La majorité des demandes de renouvellement étudiées ne proposait pas de bonifications des mesures permettant aux personnes ayant une déficience visuelle ou auditive un meilleur accès à la télévision.
Dans le contexte social et technologique actuel, le Conseil a déterminé, à l'instar de ses décisions du 6 avril 1989 renouvelant les licences de 76 stations de télévision de langue anglaise, que les stations locales ou régionales devraient offrir le sous-titrage, ou l'interprétation gestuelle, d'au moins les manchettes des émissions locales de nouvelles.

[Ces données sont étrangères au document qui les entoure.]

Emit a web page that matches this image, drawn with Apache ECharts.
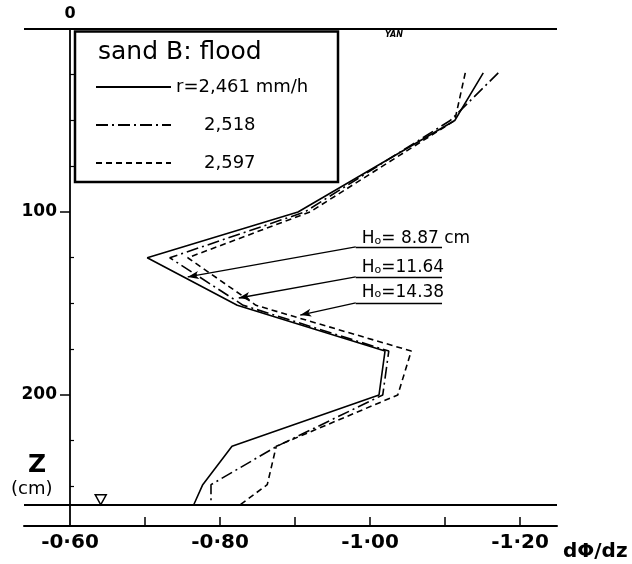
<!DOCTYPE html>
<html>
<head>
<meta charset="utf-8">
<script src="https://cdn.jsdelivr.net/npm/echarts@6/dist/echarts.min.js"></script>
<style>html,body{margin:0;padding:0;background:#fff}#c{width:632px;height:564px}</style>
</head>
<body>
<div id="c"></div>
<script>
// depth levels (cm) at the profile vertices
const Z = [24, 50, 100, 125, 151, 176, 200, 228, 249, 260];
// dPhi/dz values for each rainfall rate
const r2461 = [-1.151, -1.113, -0.904, -0.703, -0.823, -1.020, -1.012, -0.816, -0.777, -0.765];
const r2518 = [-1.171, -1.107, -0.913, -0.733, -0.831, -1.025, -1.017, -0.876, -0.788, -0.788];
const r2597 = [-1.127, -1.113, -0.920, -0.757, -0.848, -1.055, -1.037, -0.875, -0.863, -0.827];
const seriesNames = ['r=2,461 mm/h', '2,518', '2,597'];
// axis ticks / labels
const xTicks = [-0.7, -0.8, -0.9, -1.0, -1.1, -1.2];
const xLabels = [-0.6, -0.8, -1.0, -1.2];
const zMajor = [100, 200];
const zMinor = [25, 50, 75, 125, 150, 175, 225, 250];
const waterTable = 260;
// annotations (H0 values)
const annoText = [' 8.87 cm', '11.64', '14.38'];

const XMAX = -0.5387, XMIN = -1.2493, ZMAX = 271.6;
const FONT = 'DejaVu Sans';

// annotation geometry (data coords)
const annoTextX = -0.989;
const annoTextZ = [114.3, 130.6, 143.8];
const annoLineX = [-0.981, -1.096];
const annoLineZ = [119.1, 135.5, 149.7];
const annoTip = [[-0.757, 135.5], [-0.825, 147.0], [-0.907, 156.3]];

const dashes = ['solid', [12, 4, 2, 4], [6, 4]];
const vals = [r2461, r2518, r2597];

const series = vals.map((arr, i) => {
  const ml = [
    [{coord: [annoLineX[0], annoLineZ[i]], symbol: 'none'}, {coord: annoTip[i], symbol: 'arrow', symbolSize: [6, 11]}],
    [{coord: [annoLineX[0], annoLineZ[i]], symbol: 'none'}, {coord: [annoLineX[1], annoLineZ[i]], symbol: 'none'}]
  ];
  const mp = [{
    coord: [annoTextX, annoTextZ[i]], symbol: 'circle', symbolSize: 0.01,
    label: {show: true, position: 'right', distance: 0, formatter: '{h|H}{o|o}{t|=' + annoText[i] + '}',
      rich: {h: {fontSize: 17, fontFamily: FONT, color: '#000'}, o: {fontSize: 11, fontFamily: FONT, color: '#000', padding: [5, 0, 0, 0]}, t: {fontSize: 17, fontFamily: FONT, color: '#000'}}}
  }];
  if (i === 0) {
    ml.push({yAxis: 0, lineStyle: {width: 2}});
    ml.push({yAxis: waterTable, lineStyle: {width: 2}});
    mp.push({coord: [-0.641, waterTable], symbol: 'triangle', symbolRotate: 180, symbolSize: [11, 10], symbolOffset: [0, -5],
      itemStyle: {color: '#fff', borderColor: '#000', borderWidth: 1.5}, label: {show: false}});
    mp.push({coord: [-0.60, 0], symbol: 'circle', symbolSize: 0.01,
      label: {show: true, position: 'top', distance: 7, formatter: '0', fontSize: 16, fontWeight: 'bold', fontFamily: FONT, color: '#000'}});
  }
  return {
    name: seriesNames[i], type: 'line', yAxisIndex: 0, showSymbol: false, symbol: 'none',
    data: arr.map((v, k) => [v, Z[k]]),
    lineStyle: {color: '#000', width: 1.6, type: dashes[i]},
    itemStyle: {color: '#000'},
    markLine: {silent: true, symbol: ['none', 'none'], label: {show: false},
      lineStyle: {color: '#000', width: 1.3, type: 'solid'}, data: ml},
    markPoint: {silent: true, data: mp}
  };
});

const chart = echarts.init(document.getElementById('c'), null, {renderer: 'canvas'});
chart.setOption({
  animation: false,
  backgroundColor: '#fff',
  title: {text: 'sand B: flood', left: 98, top: 40, padding: 0,
    textStyle: {fontFamily: FONT, fontSize: 25, fontWeight: 'normal', color: '#000'}},
  legend: {orient: 'vertical', left: 95, top: 78, padding: 0, itemWidth: 75, itemHeight: 12, itemGap: 20,
    data: seriesNames, itemStyle: {opacity: 0},
    formatter: n => n.charAt(0) === 'r' ? n : '{p|' + n + '}',
    textStyle: {fontFamily: FONT, fontSize: 18, color: '#000', lineHeight: 18,
      rich: {p: {fontFamily: FONT, fontSize: 18, color: '#000', padding: [0, 0, 0, 28]}}}},
  grid: {left: 24, right: 75, top: 29, bottom: 38},
  xAxis: {type: 'value', inverse: true, min: XMIN, max: XMAX, position: 'bottom',
    axisLine: {onZero: false, lineStyle: {color: '#000', width: 2}},
    axisTick: {inside: true, length: 9, customValues: xTicks, lineStyle: {color: '#000', width: 1.5}},
    axisLabel: {customValues: xLabels, margin: 7, fontFamily: FONT, fontSize: 20, fontWeight: 'bold', color: '#000',
      formatter: v => '-' + Math.abs(v).toFixed(2).replace('.', '·')},
    splitLine: {show: false}},
  yAxis: [
    {type: 'value', inverse: true, min: 0, max: ZMAX, position: 'left', offset: -46,
      axisLine: {show: true, onZero: false, lineStyle: {color: '#000', width: 1.8}},
      axisTick: {show: true, length: 10, customValues: zMajor, lineStyle: {color: '#000', width: 1.5}},
      axisLabel: {customValues: zMajor, margin: 13, fontFamily: FONT, fontSize: 17, fontWeight: 'bold', color: '#000'},
      splitLine: {show: false}},
    {type: 'value', inverse: true, min: 0, max: ZMAX, position: 'left', offset: -46,
      axisLine: {show: false, onZero: false},
      axisTick: {show: true, inside: true, length: 4, customValues: zMinor, lineStyle: {color: '#000', width: 1.2}},
      axisLabel: {show: false}, splitLine: {show: false}}
  ],
  graphic: [
    {type: 'rect', shape: {x: 75, y: 31.5, width: 263, height: 150.5}, style: {fill: 'none', stroke: '#000', lineWidth: 2.5}, z: 10},
    {type: 'text', left: 385, top: 31, style: {text: 'YAN', font: 'italic bold 8px DejaVu Sans', fill: '#000'}},
    {type: 'text', left: 28, top: 453, style: {text: 'Z', font: 'bold 25px DejaVu Sans', fill: '#000'}},
    {type: 'text', left: 11, top: 480, style: {text: '(cm)', font: '18px DejaVu Sans', fill: '#000'}},
    {type: 'text', left: 563, top: 542, style: {text: 'dΦ/dz', font: 'bold 20px DejaVu Sans', fill: '#000'}}
  ],
  series: series
});
</script>
</body>
</html>
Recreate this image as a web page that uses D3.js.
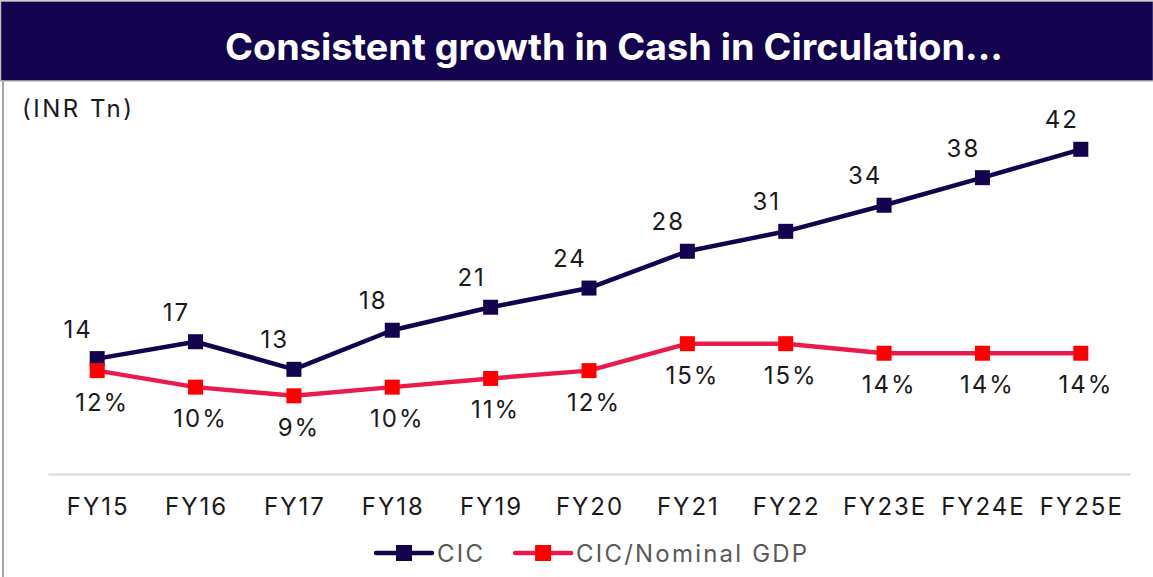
<!DOCTYPE html>
<html>
<head>
<meta charset="utf-8">
<script src="https://cdn.jsdelivr.net/npm/d3@7"></script>
<style>
    html, body { margin: 0; padding: 0; background: #fff; }
    svg { display: block; font-family: Inter, "DejaVu Sans", sans-serif; }
</style>
</head>
<body>
<div class="cic-chart"><svg></svg></div>
<script>
// 数据
var years = ["FY15", "FY16", "FY17", "FY18", "FY19", "FY20", "FY21", "FY22", "FY23E", "FY24E", "FY25E"];
var cicValues = [14.4, 16.6, 13.0, 18.1, 21.1, 23.6, 28.4, 31.0, 34.4, 38.0, 41.7];
var cicGdpValues = [11.9, 10.0, 9.0, 10.0, 11.0, 11.9, 15.0, 15.0, 13.9, 13.9, 13.9];
var seriesNames = ["CIC", "CIC/Nominal GDP"];
var titleText = "Consistent growth in Cash in Circulation...";
var unitText = "(INR Tn)";

var cfg = {
    "width": 1153,
    "height": 577,
    "navy": "#13034f",
    "lineRed": "#ea1a4c",
    "markRed": "#ff0000",
    "markSize": 15,
    "fontSize": 24,
    "spacing": 2,
    "x": {"left": 48, "right": 1130},
    "cic": {"domain": [0, 45], "range": [469, 124]},
    "pct": {"domain": [0, 16], "range": [474, 335]},
    "axisY": 474
};

var getSvg = function () {
    return d3.select(".cic-chart svg");
};

var init = function () {
    getSvg().attr("width", cfg.width).attr("height", cfg.height);
};

var xScale = d3.scaleBand().domain(years).range([cfg.x.left, cfg.x.right]);
var xMid = function (i) {
    return xScale(years[i]) + xScale.bandwidth() / 2;
};

/**
 * 标题栏和边框
 */
var drawFrame = function () {
    var svg = getSvg();
    svg.append("line")
        .attr("x1", 3).attr("x2", 3)
        .attr("y1", 80).attr("y2", cfg.height)
        .attr("stroke", "#a6a6a6").attr("stroke-width", 2);
    svg.append("rect")
        .attr("x", 0.5).attr("y", 1)
        .attr("width", cfg.width).attr("height", 80)
        .attr("fill", cfg.navy)
        .attr("stroke", "#bfbfbf").attr("stroke-width", 1.5);
    svg.append("text")
        .attr("x", 614).attr("y", 60)
        .attr("text-anchor", "middle")
        .attr("fill", "#fff")
        .attr("font-weight", 700)
        .attr("font-size", 37)
        .attr("textLength", 778)
        .attr("lengthAdjust", "spacingAndGlyphs")
        .text(titleText);
    svg.append("text")
        .attr("x", 22).attr("y", 117)
        .attr("fill", "#1a1a1a")
        .attr("font-size", 24)
        .attr("letter-spacing", 2.5)
        .text(unitText);
};

/**
 * 坐标轴
 */
var drawAxis = function () {
    var axis = d3.axisBottom(xScale).tickSize(0).tickSizeOuter(0).tickPadding(0);
    var g = getSvg().append("g")
        .attr("transform", "translate(0," + cfg.axisY + ")")
        .call(axis);
    g.select(".domain").attr("stroke", "#d9d9d9").attr("stroke-width", 2);
    g.selectAll("text")
        .attr("y", 41).attr("dy", 0)
        .attr("dx", cfg.spacing / 2)
        .attr("fill", "#1a1a1a")
        .attr("font-family", "Inter")
        .attr("font-size", cfg.fontSize)
        .attr("letter-spacing", cfg.spacing);
};

/**
 * 画折线 + 方块 + 标签
 */
var drawSeries = function (values, yScale, lineColor, markColor, labelFmt, dx, dy) {
    var g = getSvg().append("g");
    var line = d3.line()
        .x(function (d, i) { return xMid(i); })
        .y(function (d) { return yScale(d); });
    g.append("path")
        .attr("d", line(values))
        .attr("fill", "none")
        .attr("stroke", lineColor)
        .attr("stroke-width", 4.5)
        .attr("stroke-linejoin", "round");
    g.selectAll("rect")
        .data(values)
        .enter()
        .append("rect")
        .attr("x", function (d, i) { return xMid(i) - cfg.markSize / 2; })
        .attr("y", function (d) { return yScale(d) - cfg.markSize / 2; })
        .attr("width", cfg.markSize)
        .attr("height", cfg.markSize)
        .attr("fill", markColor);
    g.selectAll("text")
        .data(values)
        .enter()
        .append("text")
        .attr("x", function (d, i) { return xMid(i) + dx + cfg.spacing / 2; })
        .attr("y", function (d) { return yScale(d) + dy; })
        .attr("text-anchor", "middle")
        .attr("fill", "#1a1a1a")
        .attr("font-size", cfg.fontSize)
        .attr("letter-spacing", cfg.spacing)
        .text(labelFmt);
};

/**
 * 图例
 */
var drawLegend = function () {
    var svg = getSvg();
    var cy = 553, x = 376;
    var lineColors = [cfg.navy, cfg.lineRed], markColors = [cfg.navy, cfg.markRed];
    seriesNames.forEach(function (name, i) {
        var g = svg.append("g");
        g.append("line")
            .attr("x1", x).attr("x2", x + 56)
            .attr("y1", cy).attr("y2", cy)
            .attr("stroke", lineColors[i]).attr("stroke-width", 4.5)
            .attr("stroke-linecap", "round");
        g.append("rect")
            .attr("x", x + 28 - 8).attr("y", cy - 8)
            .attr("width", 16).attr("height", 16)
            .attr("fill", markColors[i]);
        var t = g.append("text")
            .attr("x", x + 61).attr("y", cy + 9)
            .attr("fill", "#595959")
            .attr("font-size", cfg.fontSize)
            .attr("letter-spacing", 2.2)
            .text(name);
        x = x + 61 + t.node().getComputedTextLength() + 30;
    });
};

init();
drawFrame();
drawAxis();
var cicScale = d3.scaleLinear().domain(cfg.cic.domain).range(cfg.cic.range);
var pctScale = d3.scaleLinear().domain(cfg.pct.domain).range(cfg.pct.range);
drawSeries(cicValues, cicScale, cfg.navy, cfg.navy, d3.format(".0f"), -20, -21);
drawSeries(cicGdpValues, pctScale, cfg.lineRed, cfg.markRed, function (d) { return d3.format(".0f")(d) + "%"; }, 4, 40);
drawLegend();
</script>
</body>
</html>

Quant aux stations-mères, le Conseil s'attendra à ce qu'elles augmentent le nombre d'heures d'émissions sous-titrées offertes d'une année à l'autre et qu'elles lui fournissent des rapports à cet effet, notamment en ce qui a trait aux mesures prises pour communiquer les déplacements d'émissions et pour annoncer les nouvelles émissions sous-titrées.
De plus, le Conseil suivra l'évolution technologique et la mise sur pied d'un système descriptif pour les personnes ayant une déficience visuelle et d'autres améliorations comme le sous-titrage en direct. Enfin, le Conseil exige des télédiffuseurs qu'ils se dotent d'un appareil de télécommunications pour les personnes sourdes (ATS) et que le numéro de téléphone soit bien annoncé et publié dans l'annuaire téléphonique local.
VIII. CONCLUSION
Les téléspectateurs francophones ont démontré qu'ils préfèrent de beaucoup regarder les émissions canadiennes produites au Québec. Depuis les débuts de l'industrie, les télédiffuseurs de langue française ont offert de nombreuses émissions canadiennes en raison de leur grande popularité. Dans ce contexte, le Conseil ne juge pas utile de mettre en place une formule, comme il l'a fait pour les stations de télévision de langue anglaise, visant à soutenir les dépenses affectées aux émissions canadiennes.
Les conditions de licence, attentes et encouragements exposés dans les décisions de renouvellement de licences qui suivent ont pour objet de faire en sorte que toutes les titulaires s'efforcent de trouver de nouveaux moyens d'améliorer le service qu'elles offrent au public québécois francophone.
Le Conseil remercie les intervenants de leur apport très pertinent à cette instance publique.
Documents connexes: avis d'audience publique CRTC 1992-2 du 22 janvier 1992; avis public CRTC 1991-22 du 15 février 1991; avis public CRTC 1992-7 du 20 janvier 1992; avis public CRTC 1989-27 du 6 avril 1989; décision CRTC 90-69 du 1er février 1990 et décision CRTC 90-625 du 29 juin 1990; communiqué du CRTC du 27 mai 1992.